— Start of Data segment —

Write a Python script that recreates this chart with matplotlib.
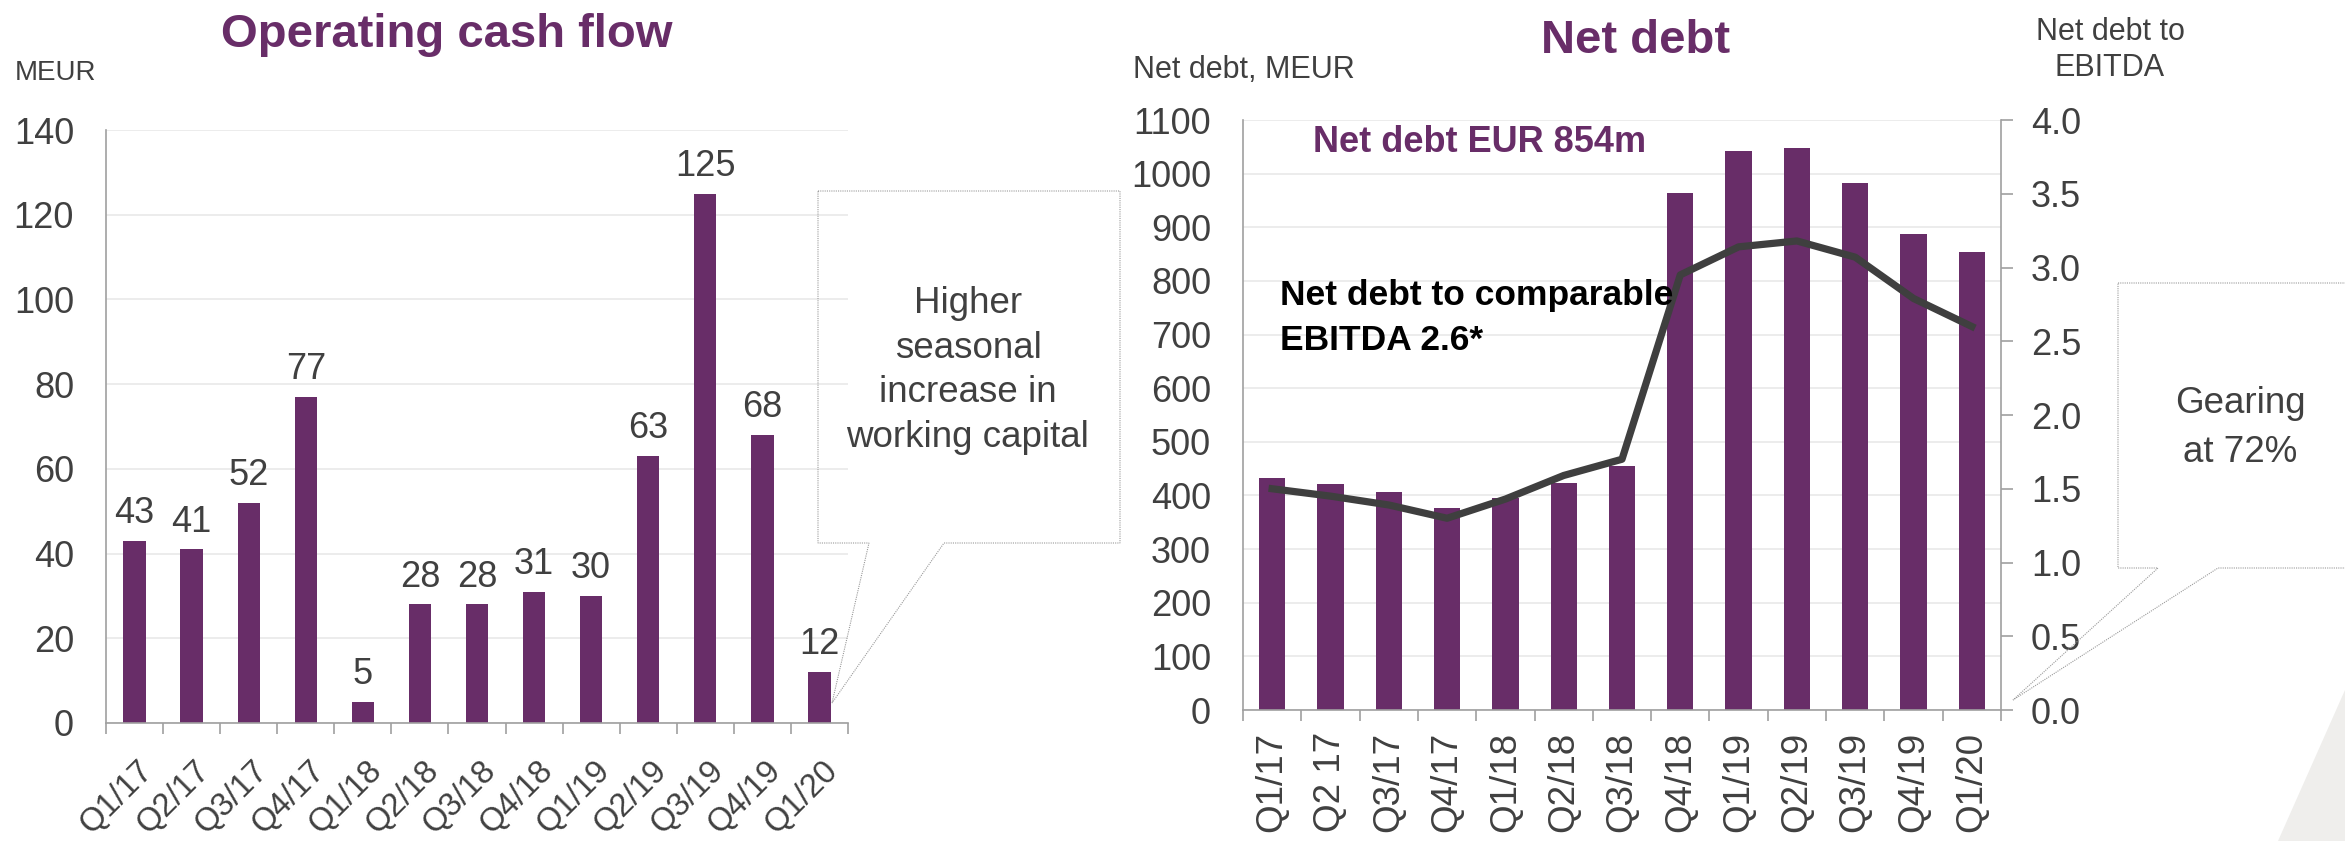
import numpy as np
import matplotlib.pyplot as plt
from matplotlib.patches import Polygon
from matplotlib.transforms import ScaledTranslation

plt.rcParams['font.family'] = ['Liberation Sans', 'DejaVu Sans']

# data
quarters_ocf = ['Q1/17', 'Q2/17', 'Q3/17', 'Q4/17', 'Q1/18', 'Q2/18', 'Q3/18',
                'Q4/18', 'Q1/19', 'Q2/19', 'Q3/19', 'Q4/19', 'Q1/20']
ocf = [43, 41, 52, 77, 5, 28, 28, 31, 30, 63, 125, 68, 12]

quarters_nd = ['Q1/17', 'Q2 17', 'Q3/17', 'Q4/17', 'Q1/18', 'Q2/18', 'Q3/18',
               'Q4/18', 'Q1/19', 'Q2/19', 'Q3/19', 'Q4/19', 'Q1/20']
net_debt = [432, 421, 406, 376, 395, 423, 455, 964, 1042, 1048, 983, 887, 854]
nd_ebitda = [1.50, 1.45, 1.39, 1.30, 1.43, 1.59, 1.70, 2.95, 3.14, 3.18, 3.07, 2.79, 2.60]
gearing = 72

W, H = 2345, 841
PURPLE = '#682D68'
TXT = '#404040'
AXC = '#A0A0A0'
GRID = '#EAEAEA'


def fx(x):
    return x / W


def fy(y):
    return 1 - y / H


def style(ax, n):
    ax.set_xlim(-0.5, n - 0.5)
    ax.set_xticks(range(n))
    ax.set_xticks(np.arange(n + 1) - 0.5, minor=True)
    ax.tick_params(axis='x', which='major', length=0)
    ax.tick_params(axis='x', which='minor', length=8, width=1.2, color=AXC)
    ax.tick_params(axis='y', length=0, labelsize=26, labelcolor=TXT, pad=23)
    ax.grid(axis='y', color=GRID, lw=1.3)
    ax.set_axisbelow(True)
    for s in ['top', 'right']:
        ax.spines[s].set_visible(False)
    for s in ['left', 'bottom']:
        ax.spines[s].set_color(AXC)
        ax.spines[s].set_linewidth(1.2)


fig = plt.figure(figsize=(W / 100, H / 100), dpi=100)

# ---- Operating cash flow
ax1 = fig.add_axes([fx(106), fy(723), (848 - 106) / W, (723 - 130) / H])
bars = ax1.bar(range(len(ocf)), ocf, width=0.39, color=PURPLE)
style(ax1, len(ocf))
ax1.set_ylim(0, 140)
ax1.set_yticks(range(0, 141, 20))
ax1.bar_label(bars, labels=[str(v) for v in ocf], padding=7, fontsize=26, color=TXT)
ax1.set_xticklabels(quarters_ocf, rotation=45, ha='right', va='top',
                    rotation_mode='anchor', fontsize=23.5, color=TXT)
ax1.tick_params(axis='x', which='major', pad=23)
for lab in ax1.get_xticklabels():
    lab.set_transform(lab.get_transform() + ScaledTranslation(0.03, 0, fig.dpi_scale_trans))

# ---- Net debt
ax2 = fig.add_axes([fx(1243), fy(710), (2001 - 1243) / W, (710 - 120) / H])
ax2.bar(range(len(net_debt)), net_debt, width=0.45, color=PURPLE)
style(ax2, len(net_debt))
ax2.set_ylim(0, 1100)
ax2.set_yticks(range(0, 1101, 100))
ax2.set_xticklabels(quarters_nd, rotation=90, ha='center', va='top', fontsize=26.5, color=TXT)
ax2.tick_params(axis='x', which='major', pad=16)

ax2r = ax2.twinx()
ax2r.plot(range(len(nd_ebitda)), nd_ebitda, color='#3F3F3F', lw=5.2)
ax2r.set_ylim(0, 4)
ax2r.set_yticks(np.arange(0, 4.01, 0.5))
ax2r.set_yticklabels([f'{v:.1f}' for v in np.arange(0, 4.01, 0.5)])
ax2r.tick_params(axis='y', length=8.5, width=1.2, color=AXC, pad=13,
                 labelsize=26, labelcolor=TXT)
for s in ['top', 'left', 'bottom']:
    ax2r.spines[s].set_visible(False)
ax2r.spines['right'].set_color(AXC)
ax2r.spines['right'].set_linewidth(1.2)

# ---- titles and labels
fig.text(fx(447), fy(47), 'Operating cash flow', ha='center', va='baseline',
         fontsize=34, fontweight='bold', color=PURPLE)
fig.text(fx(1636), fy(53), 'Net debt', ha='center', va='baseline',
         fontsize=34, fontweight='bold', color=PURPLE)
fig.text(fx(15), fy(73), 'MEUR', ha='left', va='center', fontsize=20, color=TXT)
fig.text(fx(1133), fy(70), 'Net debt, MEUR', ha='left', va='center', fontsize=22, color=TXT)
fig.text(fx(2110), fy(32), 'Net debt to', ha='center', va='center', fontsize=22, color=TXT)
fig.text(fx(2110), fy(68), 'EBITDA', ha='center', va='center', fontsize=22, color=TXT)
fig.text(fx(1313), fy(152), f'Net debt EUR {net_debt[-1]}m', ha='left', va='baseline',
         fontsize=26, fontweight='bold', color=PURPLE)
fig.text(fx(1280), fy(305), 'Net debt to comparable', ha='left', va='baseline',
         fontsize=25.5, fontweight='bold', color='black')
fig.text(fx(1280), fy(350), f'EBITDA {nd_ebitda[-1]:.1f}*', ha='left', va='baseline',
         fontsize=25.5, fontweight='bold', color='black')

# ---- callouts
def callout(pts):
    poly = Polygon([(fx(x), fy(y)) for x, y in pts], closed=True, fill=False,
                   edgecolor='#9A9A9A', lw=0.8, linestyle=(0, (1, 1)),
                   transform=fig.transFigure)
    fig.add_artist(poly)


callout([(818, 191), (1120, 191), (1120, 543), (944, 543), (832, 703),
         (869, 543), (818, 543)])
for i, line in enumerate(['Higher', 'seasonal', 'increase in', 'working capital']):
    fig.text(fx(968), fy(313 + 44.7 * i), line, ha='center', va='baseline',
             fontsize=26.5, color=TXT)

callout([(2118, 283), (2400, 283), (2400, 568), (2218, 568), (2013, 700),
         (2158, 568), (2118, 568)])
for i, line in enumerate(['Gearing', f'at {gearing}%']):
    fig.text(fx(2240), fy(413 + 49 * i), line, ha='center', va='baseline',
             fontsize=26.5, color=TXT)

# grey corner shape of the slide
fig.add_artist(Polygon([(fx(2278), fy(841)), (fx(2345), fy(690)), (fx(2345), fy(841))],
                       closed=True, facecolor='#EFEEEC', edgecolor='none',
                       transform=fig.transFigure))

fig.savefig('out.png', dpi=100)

— End of Data segment —

• Goal:
Omit the pictures and output all of the other material exactly.

• Correct result:
Write a Python script that recreates this chart with matplotlib.
import numpy as np
import matplotlib.pyplot as plt
from matplotlib.patches import Polygon
from matplotlib.transforms import ScaledTranslation

plt.rcParams['font.family'] = ['Liberation Sans', 'DejaVu Sans']

# data
quarters_ocf = ['Q1/17', 'Q2/17', 'Q3/17', 'Q4/17', 'Q1/18', 'Q2/18', 'Q3/18',
                'Q4/18', 'Q1/19', 'Q2/19', 'Q3/19', 'Q4/19', 'Q1/20']
ocf = [43, 41, 52, 77, 5, 28, 28, 31, 30, 63, 125, 68, 12]

quarters_nd = ['Q1/17', 'Q2 17', 'Q3/17', 'Q4/17', 'Q1/18', 'Q2/18', 'Q3/18',
               'Q4/18', 'Q1/19', 'Q2/19', 'Q3/19', 'Q4/19', 'Q1/20']
net_debt = [432, 421, 406, 376, 395, 423, 455, 964, 1042, 1048, 983, 887, 854]
nd_ebitda = [1.50, 1.45, 1.39, 1.30, 1.43, 1.59, 1.70, 2.95, 3.14, 3.18, 3.07, 2.79, 2.60]
gearing = 72

W, H = 2345, 841
PURPLE = '#682D68'
TXT = '#404040'
AXC = '#A0A0A0'
GRID = '#EAEAEA'


def fx(x):
    return x / W


def fy(y):
    return 1 - y / H


def style(ax, n):
    ax.set_xlim(-0.5, n - 0.5)
    ax.set_xticks(range(n))
    ax.set_xticks(np.arange(n + 1) - 0.5, minor=True)
    ax.tick_params(axis='x', which='major', length=0)
    ax.tick_params(axis='x', which='minor', length=8, width=1.2, color=AXC)
    ax.tick_params(axis='y', length=0, labelsize=26, labelcolor=TXT, pad=23)
    ax.grid(axis='y', color=GRID, lw=1.3)
    ax.set_axisbelow(True)
    for s in ['top', 'right']:
        ax.spines[s].set_visible(False)
    for s in ['left', 'bottom']:
        ax.spines[s].set_color(AXC)
        ax.spines[s].set_linewidth(1.2)


fig = plt.figure(figsize=(W / 100, H / 100), dpi=100)

# ---- Operating cash flow
ax1 = fig.add_axes([fx(106), fy(723), (848 - 106) / W, (723 - 130) / H])
bars = ax1.bar(range(len(ocf)), ocf, width=0.39, color=PURPLE)
style(ax1, len(ocf))
ax1.set_ylim(0, 140)
ax1.set_yticks(range(0, 141, 20))
ax1.bar_label(bars, labels=[str(v) for v in ocf], padding=7, fontsize=26, color=TXT)
ax1.set_xticklabels(quarters_ocf, rotation=45, ha='right', va='top',
                    rotation_mode='anchor', fontsize=23.5, color=TXT)
ax1.tick_params(axis='x', which='major', pad=23)
for lab in ax1.get_xticklabels():
    lab.set_transform(lab.get_transform() + ScaledTranslation(0.03, 0, fig.dpi_scale_trans))

# ---- Net debt
ax2 = fig.add_axes([fx(1243), fy(710), (2001 - 1243) / W, (710 - 120) / H])
ax2.bar(range(len(net_debt)), net_debt, width=0.45, color=PURPLE)
style(ax2, len(net_debt))
ax2.set_ylim(0, 1100)
ax2.set_yticks(range(0, 1101, 100))
ax2.set_xticklabels(quarters_nd, rotation=90, ha='center', va='top', fontsize=26.5, color=TXT)
ax2.tick_params(axis='x', which='major', pad=16)

ax2r = ax2.twinx()
ax2r.plot(range(len(nd_ebitda)), nd_ebitda, color='#3F3F3F', lw=5.2)
ax2r.set_ylim(0, 4)
ax2r.set_yticks(np.arange(0, 4.01, 0.5))
ax2r.set_yticklabels([f'{v:.1f}' for v in np.arange(0, 4.01, 0.5)])
ax2r.tick_params(axis='y', length=8.5, width=1.2, color=AXC, pad=13,
                 labelsize=26, labelcolor=TXT)
for s in ['top', 'left', 'bottom']:
    ax2r.spines[s].set_visible(False)
ax2r.spines['right'].set_color(AXC)
ax2r.spines['right'].set_linewidth(1.2)

# ---- titles and labels
fig.text(fx(447), fy(47), 'Operating cash flow', ha='center', va='baseline',
         fontsize=34, fontweight='bold', color=PURPLE)
fig.text(fx(1636), fy(53), 'Net debt', ha='center', va='baseline',
         fontsize=34, fontweight='bold', color=PURPLE)
fig.text(fx(15), fy(73), 'MEUR', ha='left', va='center', fontsize=20, color=TXT)
fig.text(fx(1133), fy(70), 'Net debt, MEUR', ha='left', va='center', fontsize=22, color=TXT)
fig.text(fx(2110), fy(32), 'Net debt to', ha='center', va='center', fontsize=22, color=TXT)
fig.text(fx(2110), fy(68), 'EBITDA', ha='center', va='center', fontsize=22, color=TXT)
fig.text(fx(1313), fy(152), f'Net debt EUR {net_debt[-1]}m', ha='left', va='baseline',
         fontsize=26, fontweight='bold', color=PURPLE)
fig.text(fx(1280), fy(305), 'Net debt to comparable', ha='left', va='baseline',
         fontsize=25.5, fontweight='bold', color='black')
fig.text(fx(1280), fy(350), f'EBITDA {nd_ebitda[-1]:.1f}*', ha='left', va='baseline',
         fontsize=25.5, fontweight='bold', color='black')

# ---- callouts
def callout(pts):
    poly = Polygon([(fx(x), fy(y)) for x, y in pts], closed=True, fill=False,
                   edgecolor='#9A9A9A', lw=0.8, linestyle=(0, (1, 1)),
                   transform=fig.transFigure)
    fig.add_artist(poly)


callout([(818, 191), (1120, 191), (1120, 543), (944, 543), (832, 703),
         (869, 543), (818, 543)])
for i, line in enumerate(['Higher', 'seasonal', 'increase in', 'working capital']):
    fig.text(fx(968), fy(313 + 44.7 * i), line, ha='center', va='baseline',
             fontsize=26.5, color=TXT)

callout([(2118, 283), (2400, 283), (2400, 568), (2218, 568), (2013, 700),
         (2158, 568), (2118, 568)])
for i, line in enumerate(['Gearing', f'at {gearing}%']):
    fig.text(fx(2240), fy(413 + 49 * i), line, ha='center', va='baseline',
             fontsize=26.5, color=TXT)

# grey corner shape of the slide
fig.add_artist(Polygon([(fx(2278), fy(841)), (fx(2345), fy(690)), (fx(2345), fy(841))],
                       closed=True, facecolor='#EFEEEC', edgecolor='none',
                       transform=fig.transFigure))

fig.savefig('out.png', dpi=100)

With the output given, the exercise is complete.